═══ Dataset content

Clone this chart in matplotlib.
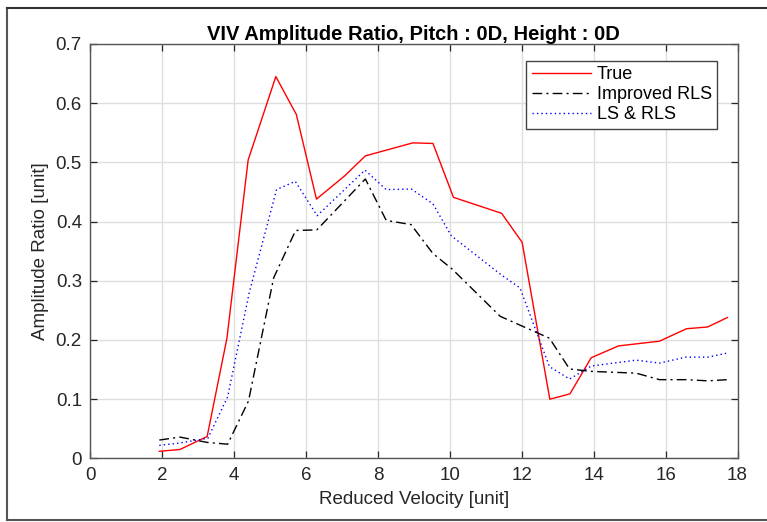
import matplotlib
matplotlib.use("Agg")
import matplotlib.pyplot as plt
from matplotlib.lines import Line2D

plt.rcParams['font.family'] = ['Liberation Sans', 'DejaVu Sans']

# Data
true_x = [1.92, 2.49, 3.25, 3.80, 4.39, 5.16, 5.73, 6.29, 7.07, 7.65, 8.97, 9.53,
          10.10, 11.44, 12.01, 12.78, 13.34, 13.93, 14.69, 15.83, 16.58, 17.17, 17.72]
true_y = [0.012, 0.015, 0.037, 0.203, 0.504, 0.645, 0.581, 0.438, 0.477, 0.511, 0.533, 0.532,
          0.441, 0.414, 0.365, 0.100, 0.109, 0.170, 0.190, 0.198, 0.219, 0.222, 0.238]

irls_x = [1.92, 2.49, 3.25, 3.82, 4.40, 5.10, 5.71, 6.30, 7.65, 8.23, 8.92, 9.53,
          10.06, 11.40, 12.77, 13.33, 13.93, 15.18, 15.83, 16.58, 17.17, 17.72]
irls_y = [0.031, 0.036, 0.027, 0.024, 0.097, 0.305, 0.385, 0.386, 0.472, 0.402, 0.395, 0.346,
          0.320, 0.240, 0.203, 0.151, 0.147, 0.144, 0.133, 0.133, 0.131, 0.133]

lsrls_x = [1.92, 2.49, 3.27, 3.82, 4.42, 5.18, 5.70, 6.31, 7.64, 8.23, 8.93, 9.53,
           10.04, 11.43, 11.95, 12.77, 13.33, 13.93, 15.18, 15.83, 16.56, 17.17, 17.72]
lsrls_y = [0.022, 0.026, 0.034, 0.104, 0.280, 0.454, 0.468, 0.410, 0.487, 0.454, 0.455, 0.430,
           0.376, 0.310, 0.288, 0.155, 0.134, 0.156, 0.166, 0.161, 0.171, 0.171, 0.178]

x_ticks = [0, 2, 4, 6, 8, 10, 12, 14, 16, 18]
y_ticks = [0, 0.1, 0.2, 0.3, 0.4, 0.5, 0.6, 0.7]
y_tick_labels = ['0', '0.1', '0.2', '0.3', '0.4', '0.5', '0.6', '0.7']

W, H = 767, 522
fig = plt.figure(figsize=(W / 100, H / 100), dpi=100)
fig.patch.set_facecolor('white')

# outer frame
fig.add_artist(Line2D([7 / W, 7 / W], [2 / H, 1 - 8 / H], transform=fig.transFigure,
                      color='#555555', lw=1.5))
fig.add_artist(Line2D([7 / W, 1.0], [1 - 8 / H, 1 - 8 / H], transform=fig.transFigure,
                      color='#333333', lw=1.5))
fig.add_artist(Line2D([7 / W, 1.0], [2 / H, 2 / H], transform=fig.transFigure,
                      color='#555555', lw=1.5))

left, right, bottom, top = 90.3, 737.5, 458.4, 44.0
ax = fig.add_axes([left / W, 1 - bottom / H, (right - left) / W, (bottom - top) / H])

ax.plot(true_x, true_y, color='#ff0000', lw=1.0, label='True')
ax.plot(irls_x, irls_y, color='black', lw=1.0, linestyle=(0, (7, 3, 1.5, 3)), label='Improved RLS')
ax.plot(lsrls_x, lsrls_y, color='#0000ff', lw=1.0, linestyle=(0, (1, 2.2)), label='LS & RLS')

ax.set_xlim(0, 18)
ax.set_ylim(0, 0.7)
ax.set_xticks(x_ticks)
ax.set_yticks(y_ticks)
ax.set_yticklabels(y_tick_labels)
ax.grid(True, color='#dedede', lw=1.0)
ax.set_axisbelow(True)
ax.tick_params(direction='in', top=True, right=True, length=5, width=0.9,
               labelsize=13.5, colors='#262626', pad=6)
for s in ax.spines.values():
    s.set_color('#555555')
    s.set_linewidth(1.0)

ax.set_xlabel('Reduced Velocity [unit]', fontsize=13.5, color='#262626', labelpad=5)
ax.set_ylabel('Amplitude Ratio [unit]', fontsize=13.5, color='#262626', labelpad=5)
ax.set_title('VIV Amplitude Ratio, Pitch : 0D, Height : 0D', fontsize=14.5, fontweight='bold',
             color='black', pad=3)

leg = ax.legend(loc='upper right', bbox_to_anchor=((717.3 - left) / (right - left),
                                                    (bottom - 60.7) / (bottom - top)),
                fontsize=13, frameon=True, fancybox=False, framealpha=1.0,
                edgecolor='#444444', handlelength=3.3, handletextpad=0.3,
                borderpad=0.3, labelspacing=0.17, borderaxespad=0)
leg.get_frame().set_linewidth(1.0)

fig.savefig('out.png', dpi=100, facecolor='white')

══════

Short problem
Emit the lines of the material exactly, from its first line to the line containing "plt.rcParams['font.family'] = ['Liberation", inclusive; leave every picture out.

Result for this task
Clone this chart in matplotlib.
import matplotlib
matplotlib.use("Agg")
import matplotlib.pyplot as plt
from matplotlib.lines import Line2D

plt.rcParams['font.family'] = ['Liberation Sans', 'DejaVu Sans']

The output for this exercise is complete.